All of those things, and Lady Hale’s formulation are real things. It does nobody any favours to ‘jedi-hand-wave’ them out of existence, particularly by chopping up a quote from a judgment so that a person reading it would think that the Court of Appeal had said:-
There appears to be an impression in some quarters that an adoption application now has to surmount ‘a much higher hurdle’, or even that ‘adoption is over’… those impressions are based on myths and misconceptions
when those three little dots are missing out all of the actual substance.
Parliament has created a statutory power of adoption. The tests have been laid down in the Act.
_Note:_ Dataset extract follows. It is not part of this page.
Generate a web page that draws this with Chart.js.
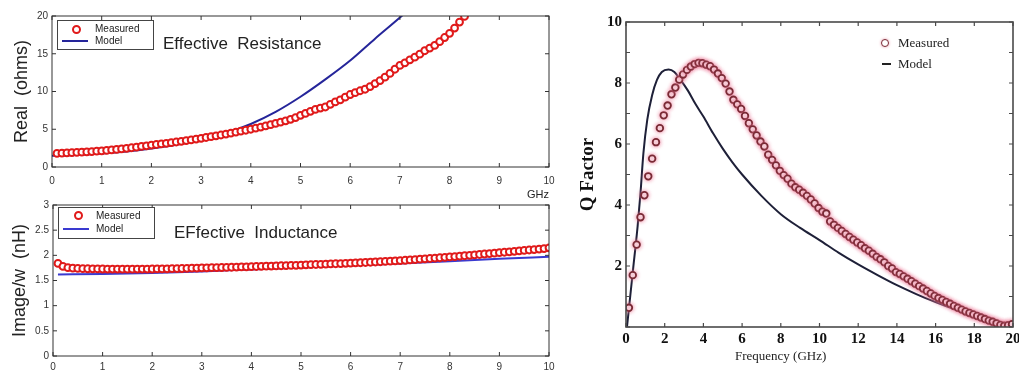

The Courts have interpreted how those tests are to be delivered in practice. The Lady Hale formulation in Re B is the test that the Courts will be working towards. To pretend otherwise is misleading.
It does remain the case that where a Local Authority can show that none of the other options before the Court can meet the child’s needs, adoption is an option that they can legitimately pursue.
It’s disengenous to pretend that people didn’t understand that. If social workers and lawyers and ADMs hadn’t grasped that, then there would have been NO applications for Placement Orders. The numbers went down because the difficulty in obtaining a Placement Order from the Court went up.
If the social workers, lawyers and ADMs had ‘held their nerve’ in 2013 and made the same number of Placement Order applications, then the Court would have rejected them in huge numbers. Maybe they all should have done, and let it become the Court’s problem.
Two years later, the same might not still be the case. Firstly, the over-literal over-prescriptive appeals seem to have died down a bit. Secondly, social workers have got more used to the rigorous standards that are required in terms of their evidence and are better equipped to present their evidence to those standards.